**What needs to be done**
Leave the pictures out and quote every line from the start of the listing to the line with "W, H = 960, 1522", inclusive.

--- begin Entries provided ---

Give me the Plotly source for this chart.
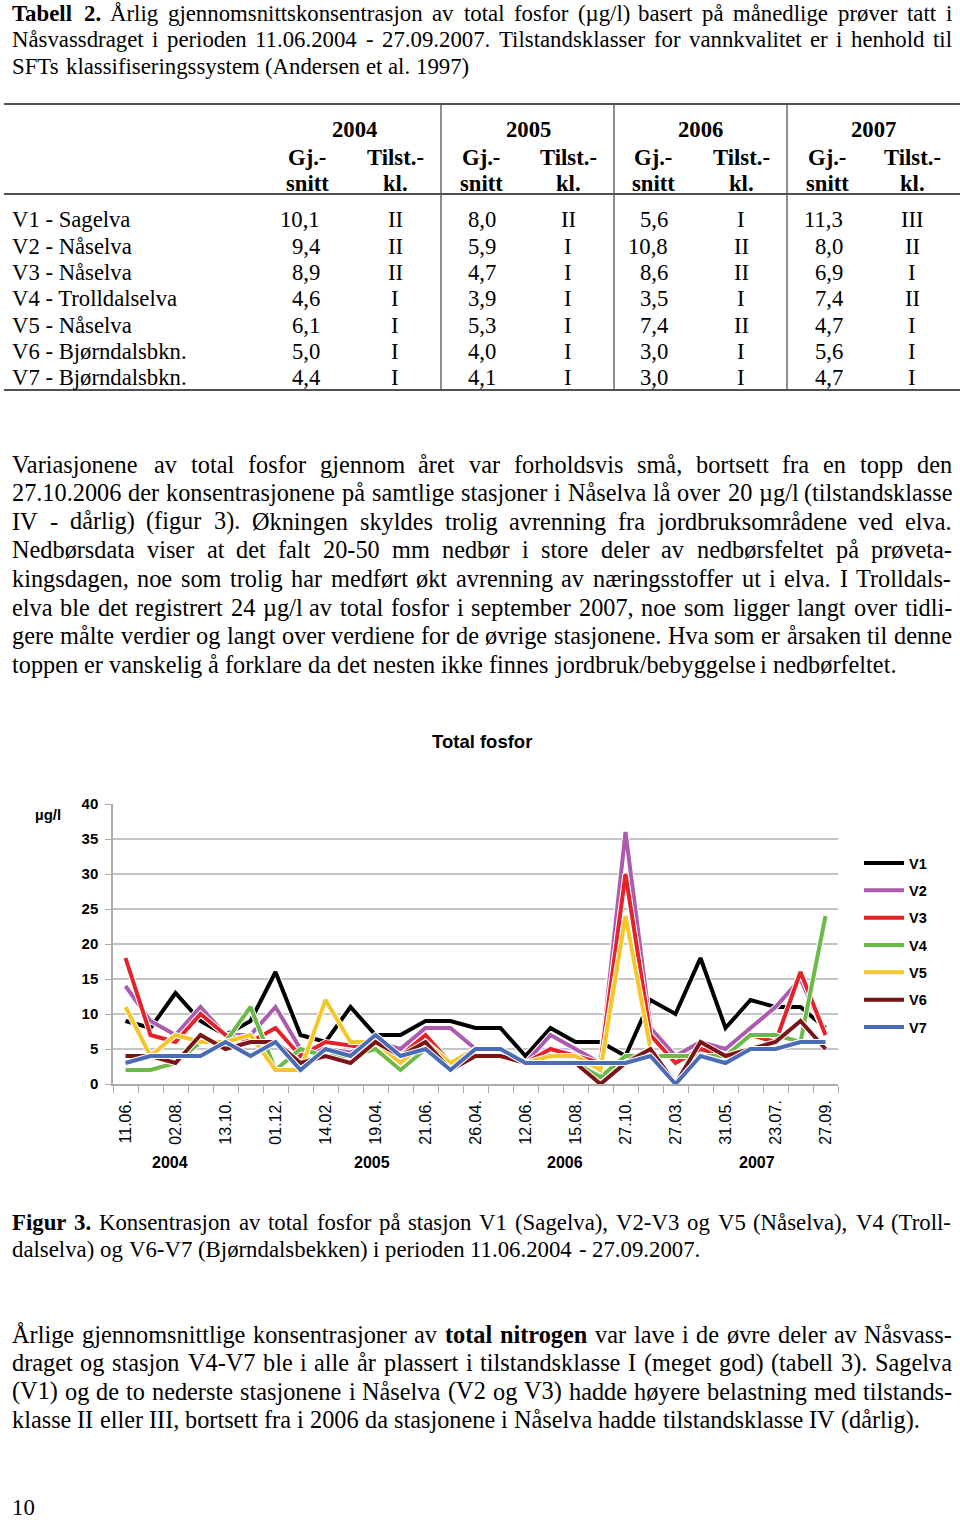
import plotly.graph_objects as go

W, H = 960, 1522

# ---------------- chart data ----------------
stations = ["V1", "V2", "V3", "V4", "V5", "V6", "V7"]
v1 = [9, 8, 13, 9, 7, 9, 16, 7, 6, 11, 7, 7, 9, 9, 8, 8, 4, 8, 6, 6, 4, 12, 10, 18, 8, 12, 11, 11, 8]
v2 = [14, 9, 7, 11, 7, 7, 11, 5, 5, 4.5, 6, 5, 8, 8, 5, 5, 3, 7, 5, 3, 36, 8, 4, 6, 5, 8, 11, 15, 7]
v3 = [18, 7, 6, 10, 7, 6, 8, 4, 6, 5.5, 5, 4, 7, 3, 5, 5, 3, 5, 4, 3, 30, 7, 3, 5, 4, 7, 6, 16, 7]
v4 = [2, 2, 3, 6, 6, 11, 2, 5, 4, 4, 5, 2, 5, 2, 4, 4, 3, 3, 3, 1, 4, 4, 4, 4, 4, 7, 7, 6, 24]
v5 = [11, 4, 7, 6, 6, 7, 2, 2, 12, 6, 6, 3, 6, 3, 5, 5, 3, 4, 4, 2, 24, 5, 0, 4, 3, 5, 5, 6, 6]
v6 = [4, 4, 3, 7, 5, 6, 6, 3, 4, 3, 6, 4, 6, 2, 4, 4, 3, 3, 3, 0, 3, 5, 0, 6, 4, 5, 6, 9, 5]
v7 = [3, 4, 4, 4, 6, 4, 6, 2, 5, 4, 7, 4, 5, 2, 5, 5, 3, 3, 3, 3, 3, 4, 0, 4, 3, 5, 5, 6, 6]
series = [v1, v2, v3, v4, v5, v6, v7]
colors = ["#000000", "#AD5BAE", "#E52229", "#6BBA48", "#F4C62A", "#7A1417", "#4A6CB6"]
tick_labels = ["11.06.", "02.08.", "13.10.", "01.12.", "14.02.", "19.04.", "21.06.", "26.04.",
               "12.06.", "15.08.", "27.10.", "27.03.", "31.05.", "23.07.", "27.09."]
label_step = 2
year_labels = ["2004", "2005", "2006", "2007"]

# ---------------- table data ----------------
table_rows = ["V1 - Sagelva", "V2 - Nåselva", "V3 - Nåselva", "V4 - Trolldalselva",
              "V5 - Nåselva", "V6 - Bjørndalsbkn.", "V7 - Bjørndalsbkn."]
table_years = ["2004", "2005", "2006", "2007"]
mean_2004 = [10.1, 9.4, 8.9, 4.6, 6.1, 5.0, 4.4]
mean_2005 = [8.0, 5.9, 4.7, 3.9, 5.3, 4.0, 4.1]
mean_2006 = [5.6, 10.8, 8.6, 3.5, 7.4, 3.0, 3.0]
mean_2007 = [11.3, 8.0, 6.9, 7.4, 4.7, 5.6, 4.7]
class_2004 = ["II", "II", "II", "I", "I", "I", "I"]
class_2005 = ["II", "I", "I", "I", "I", "I", "I"]
class_2006 = ["I", "II", "II", "I", "II", "I", "I"]
class_2007 = ["III", "II", "I", "II", "I", "I", "I"]

# ---------------- text ----------------
caption_tab = [
    "**Tabell 2.** Årlig gjennomsnittskonsentrasjon av total fosfor (µg/l) basert på månedlige prøver tatt i",
    "Nåsvassdraget i perioden 11.06.2004 - 27.09.2007. Tilstandsklasser for vannkvalitet er i henhold til",
    "SFTs klassifiseringssystem (Andersen et al. 1997)",
]
para1 = [
    "Variasjonene av total fosfor gjennom året var forholdsvis små, bortsett fra en topp den",
    "27.10.2006 der konsentrasjonene på samtlige stasjoner i Nåselva lå over 20 µg/l (tilstandsklasse",
    "IV - dårlig) (figur 3). Økningen skyldes trolig avrenning fra jordbruksområdene ved elva.",
    "Nedbørsdata viser at det falt 20-50 mm nedbør i store deler av nedbørsfeltet på prøveta-",
    "kingsdagen, noe som trolig har medført økt avrenning av næringsstoffer ut i elva. I Trolldals-",
    "elva ble det registrert 24 µg/l av total fosfor i september 2007, noe som ligger langt over tidli-",
    "gere målte verdier og langt over verdiene for de øvrige stasjonene. Hva som er årsaken til denne",
    "toppen er vanskelig å forklare da det nesten ikke finnes jordbruk/bebyggelse i nedbørfeltet.",
]
caption_fig = [
    "**Figur 3.** Konsentrasjon av total fosfor på stasjon V1 (Sagelva), V2-V3 og V5 (Nåselva), V4 (Troll-",
    "dalselva) og V6-V7 (Bjørndalsbekken) i perioden 11.06.2004 - 27.09.2007.",
]
para2 = [
    "Årlige gjennomsnittlige konsentrasjoner av **total nitrogen** var lave i de øvre deler av Nåsvass-",
    "draget og stasjon V4-V7 ble i alle år plassert i tilstandsklasse I (meget god) (tabell 3). Sagelva",
    "(V1) og de to nederste stasjonene i Nåselva (V2 og V3) hadde høyere belastning med tilstands-",
    "klasse II eller III, bortsett fra i 2006 da stasjonene i Nåselva hadde tilstandsklasse IV (dårlig).",
]
page_number = "10"

# ---------------- font metrics (Times) for justification ----------------
TR = {" ": 250, "(": 333, ")": 333, ",": 250, "-": 333, ".": 250, "/": 278, ":": 278,
      "A": 722, "B": 667, "C": 667, "D": 722, "E": 611, "F": 556, "G": 722, "H": 722, "I": 333,
      "J": 389, "K": 722, "L": 611, "M": 889, "N": 722, "O": 722, "P": 556, "Q": 722, "R": 667,
      "S": 556, "T": 611, "U": 722, "V": 722, "W": 944, "X": 722, "Y": 722, "Z": 611,
      "a": 444, "b": 500, "c": 444, "d": 500, "e": 444, "f": 333, "g": 500, "h": 500, "i": 278,
      "j": 278, "k": 500, "l": 278, "m": 778, "n": 500, "o": 500, "p": 500, "q": 500, "r": 333,
      "s": 389, "t": 278, "u": 500, "v": 500, "w": 722, "x": 500, "y": 500, "z": 444,
      "Å": 722, "å": 444, "Ø": 722, "ø": 500, "Æ": 889, "æ": 667, "µ": 500}
for d in "0123456789":
    TR[d] = 500
TB = dict(TR)
TB.update({":": 333, "B": 667, "C": 722, "E": 667, "F": 611, "G": 778, "H": 778, "I": 389,
           "J": 500, "K": 778, "L": 667, "M": 944, "O": 778, "P": 611, "Q": 778, "R": 722,
           "T": 667, "W": 1000, "Z": 667, "a": 500, "b": 556, "d": 556, "h": 556, "j": 333,
           "k": 556, "m": 833, "n": 556, "p": 556, "q": 556, "r": 444, "t": 333, "u": 556})


def text_w(s, bold, size):
    t = TB if bold else TR
    return sum(t.get(c, 500) for c in s) * size / 1000.0


def parse(line):
    words = []
    for k, seg in enumerate(line.split("**")):
        bold = (k % 2 == 1)
        for w in seg.split():
            words.append((w, bold))
    return words


SERIF = "Liberation Serif, Times New Roman, serif"
SANS = "Liberation Sans, Arial, sans-serif"
annotations = []


def px(x):
    return x / W


def py(y):
    return 1 - y / H


def add_text(text, x, y, size, family=SERIF, bold=False, anchor="left", color="black"):
    annotations.append(dict(
        text=f"<b>{text}</b>" if bold else text, x=px(x), y=py(y), xref="paper", yref="paper",
        xanchor=anchor, yanchor="middle", showarrow=False, borderpad=0, borderwidth=0,
        font=dict(family=family, size=size, color=color)))


def add_line(line, y, size, justify, x0=12, x1=952):
    words = parse(line)
    widths = [text_w(w, b, size) for w, b in words]
    if justify and len(words) > 1:
        gap = (x1 - x0 - sum(widths)) / (len(words) - 1)
    else:
        gap = 250 * size / 1000.0
    x = x0
    for (w, b), wd in zip(words, widths):
        add_text(w, x, y, size, bold=b)
        x += wd + gap


def add_block(lines, y0, dy, size):
    for k, line in enumerate(lines):
        add_line(line, y0 + k * dy, size, justify=(k < len(lines) - 1))


add_block(caption_tab, 13, 27, 22.8)
add_block(para1, 464, 28.6, 24.3)
add_block(caption_fig, 1222, 27, 22.8)
add_block(para2, 1334, 28.6, 24.3)
add_text(page_number, 12, 1507, 22.8)

# ---------------- table ----------------
shapes = []
line_col = "#505050"
for yy in (104, 194, 390):
    shapes.append(dict(type="line", xref="paper", yref="paper", x0=px(4), x1=px(960),
                       y0=py(yy), y1=py(yy), line=dict(color=line_col, width=2)))
for xx in (441, 614, 787):
    shapes.append(dict(type="line", xref="paper", yref="paper", x0=px(xx), x1=px(xx),
                       y0=py(104), y1=py(390), line=dict(color=line_col, width=1.3)))

year_cx = [354, 528, 700, 873]
gj_cx = [307, 481, 653, 827]
tilst_cx = [395, 568, 741, 912]
num_right = [320, 496, 668, 843]
TS = 22.7
for k, yr in enumerate(table_years):
    add_text(yr, year_cx[k], 130, TS, bold=True, anchor="center")
    add_text("Gj.-", gj_cx[k], 157, TS, bold=True, anchor="center")
    add_text("snitt", gj_cx[k], 183, TS, bold=True, anchor="center")
    add_text("Tilst.-", tilst_cx[k], 157, TS, bold=True, anchor="center")
    add_text("kl.", tilst_cx[k], 183, TS, bold=True, anchor="center")

means = [mean_2004, mean_2005, mean_2006, mean_2007]
classes = [class_2004, class_2005, class_2006, class_2007]
row_y0, row_dy = 220, 26.3
for r, name in enumerate(table_rows):
    yy = row_y0 + r * row_dy
    add_text(name, 12, yy, TS)
    for k in range(4):
        add_text(f"{means[k][r]:.1f}".replace(".", ","), num_right[k], yy, TS, anchor="right")
        add_text(classes[k][r], tilst_cx[k], yy, TS, anchor="center")

# ---------------- chart ----------------
X0, X1 = 113, 838
Y_TOP, Y_BOT = 804, 1084
n = len(v1)
xs = list(range(n))

fig = go.Figure()
for name, vals, col in zip(stations, series, colors):
    fig.add_trace(go.Scatter(x=xs, y=vals, mode="lines", line=dict(color="white", width=6),
                             showlegend=False, hoverinfo="skip", legendgroup=name))
    fig.add_trace(go.Scatter(x=xs, y=vals, mode="lines", name=name, legendgroup=name,
                             line=dict(color=col, width=4)))

add_text("Total fosfor", 482, 741, 18.5, family=SANS, bold=True, anchor="center")
add_text("µg/l", 48, 814, 15, family=SANS, bold=True, anchor="center")
for yl, xc in zip(year_labels, [170, 372, 565, 757]):
    add_text(yl, xc, 1162, 16, family=SANS, bold=True, anchor="center")

grid_col = "#C4C4C4"
axis_col = "#ABABAB"
fig.update_layout(
    width=W, height=H, margin=dict(l=0, r=0, t=0, b=0, autoexpand=False),
    paper_bgcolor="white", plot_bgcolor="white",
    annotations=annotations, shapes=shapes,
    xaxis=dict(domain=[px(X0), px(X1)], range=[-0.5, n - 0.5], showgrid=False, zeroline=False,
               showline=True, linecolor=axis_col, linewidth=1.5,
               tickmode="array", tickvals=xs[::label_step], ticktext=tick_labels,
               ticks="", tickangle=-90, ticklabelstandoff=8,
               tickfont=dict(family=SANS, size=16, color="black"),
               minor=dict(tickmode="array", tickvals=[i - 0.5 for i in range(n + 1)],
                          ticks="outside", ticklen=7, tickcolor=axis_col, tickwidth=1.3,
                          showgrid=False)),
    yaxis=dict(domain=[py(Y_BOT), py(Y_TOP)], range=[0, 40], dtick=5, tick0=0,
               showgrid=True, gridcolor=grid_col, gridwidth=1.6, zeroline=False,
               showline=True, linecolor=axis_col, linewidth=1.5,
               ticks="outside", ticklen=6, tickcolor=axis_col, tickwidth=1.3,
               ticklabelstandoff=4,
               tickfont=dict(family=SANS, size=15, color="black", weight="bold")),
    legend=dict(x=px(859), xanchor="left", y=py(847), yanchor="top",
                font=dict(family=SANS, size=14.5, color="black", weight="bold"),
                itemwidth=40, tracegroupgap=5.5, bgcolor="rgba(0,0,0,0)", borderwidth=0),
    showlegend=True,
)

fig.write_html("out.html", config={"displayModeBar": False},
               post_script="document.body.style.margin='0';document.body.style.overflow='hidden';")
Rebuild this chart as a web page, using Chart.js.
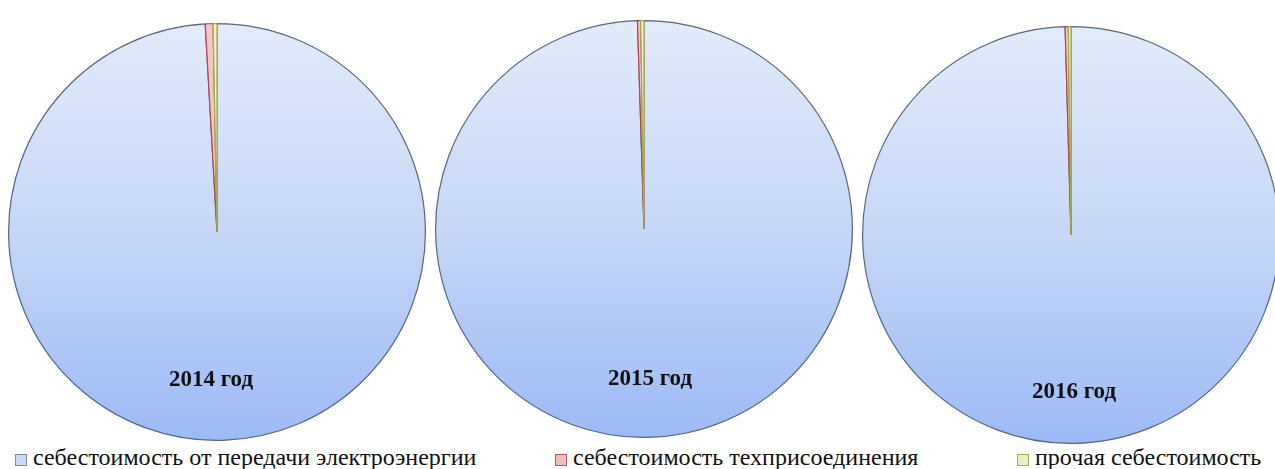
<!DOCTYPE html>
<html>
<head>
<meta charset="utf-8">
<script src="https://cdn.jsdelivr.net/npm/chart.js@4/dist/chart.umd.min.js"></script>
<style>
  html, body { margin:0; padding:0; background:#fff; width:1275px; height:469px; overflow:hidden; position:relative; }
  .pie { position:absolute; width:418px; height:418px; }
  .year { position:absolute; font-family:"Liberation Serif","Times New Roman",serif; font-weight:bold; font-size:23px; color:#111; transform:translate(-50%,-50%); white-space:nowrap; }
  .leg { position:absolute; top:444px; font-family:"Liberation Serif","Times New Roman",serif; font-size:24px; color:#111; white-space:nowrap; display:flex; align-items:center; }
  .leg i { display:inline-block; width:10px; height:10px; margin-right:6px; margin-top:5px; }
</style>
</head>
<body>
<div class="pie" id="p0" style="left:8px;top:23px;"><canvas id="c0"></canvas></div>
<div class="pie" id="p1" style="left:435px;top:20px;"><canvas id="c1"></canvas></div>
<div class="pie" id="p2" style="left:862px;top:26px;"><canvas id="c2"></canvas></div>
<div id="labels"></div>
<div id="legend"></div>
<script>
const categories = ["себестоимость от передачи электроэнергии", "себестоимость техприсоединения", "прочая себестоимость"];
const years = ["2014 год", "2015 год", "2016 год"];
const values2014 = [99.1, 0.6, 0.3];
const values2015 = [99.5, 0.25, 0.25];
const values2016 = [99.55, 0.25, 0.2];
const seriesValues = [values2014, values2015, values2016];

const fillColors = [null, "#f3c6c6", "#eef3c6"];
const edgeColors = ["#56687f", "#a84848", "#a8ac4a"];
const legendBoxFill = ["#c9d8f3", "#f0bcbc", "#e8f2c0"];
const legendBoxEdge = ["#7d8ea6", "#b06060", "#a0b060"];
const labelPos = [[211, 379], [650, 378], [1074, 391]];
const legendX = [15, 555, 1017];

function blueGradient(ctx) {
  const chart = ctx.chart;
  const a = chart.chartArea;
  if (!a) return "#c4d6f7";
  const g = chart.ctx.createLinearGradient(0, a.top, 0, a.bottom);
  g.addColorStop(0, "#e3ebfa");
  g.addColorStop(0.5, "#c6d7f7");
  g.addColorStop(1, "#9cbaf5");
  return g;
}

seriesValues.forEach((vals, i) => {
  new Chart(document.getElementById("c" + i), {
    type: "pie",
    data: {
      labels: categories,
      datasets: [{
        data: vals,
        backgroundColor: (ctx) => ctx.dataIndex === 0 ? blueGradient(ctx) : fillColors[ctx.dataIndex],
        borderColor: edgeColors,
        borderWidth: 1.2
      }]
    },
    options: {
      responsive: true,
      maintainAspectRatio: false,
      animation: false,
      layout: { padding: 0 },
      plugins: { legend: { display: false }, tooltip: { enabled: false } }
    }
  });
  const d = document.createElement("div");
  d.className = "year";
  d.textContent = years[i];
  d.style.left = labelPos[i][0] + "px";
  d.style.top = labelPos[i][1] + "px";
  document.getElementById("labels").appendChild(d);
});

categories.forEach((c, i) => {
  const d = document.createElement("div");
  d.className = "leg";
  d.style.left = legendX[i] + "px";
  d.innerHTML = '<i style="background:' + legendBoxFill[i] + ';border:1px solid ' + legendBoxEdge[i] + '"></i>';
  d.appendChild(document.createTextNode(c));
  document.getElementById("legend").appendChild(d);
});
</script>
</body>
</html>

--- end Entries provided ---

**The completed task**
Give me the Plotly source for this chart.
import plotly.graph_objects as go

W, H = 960, 1522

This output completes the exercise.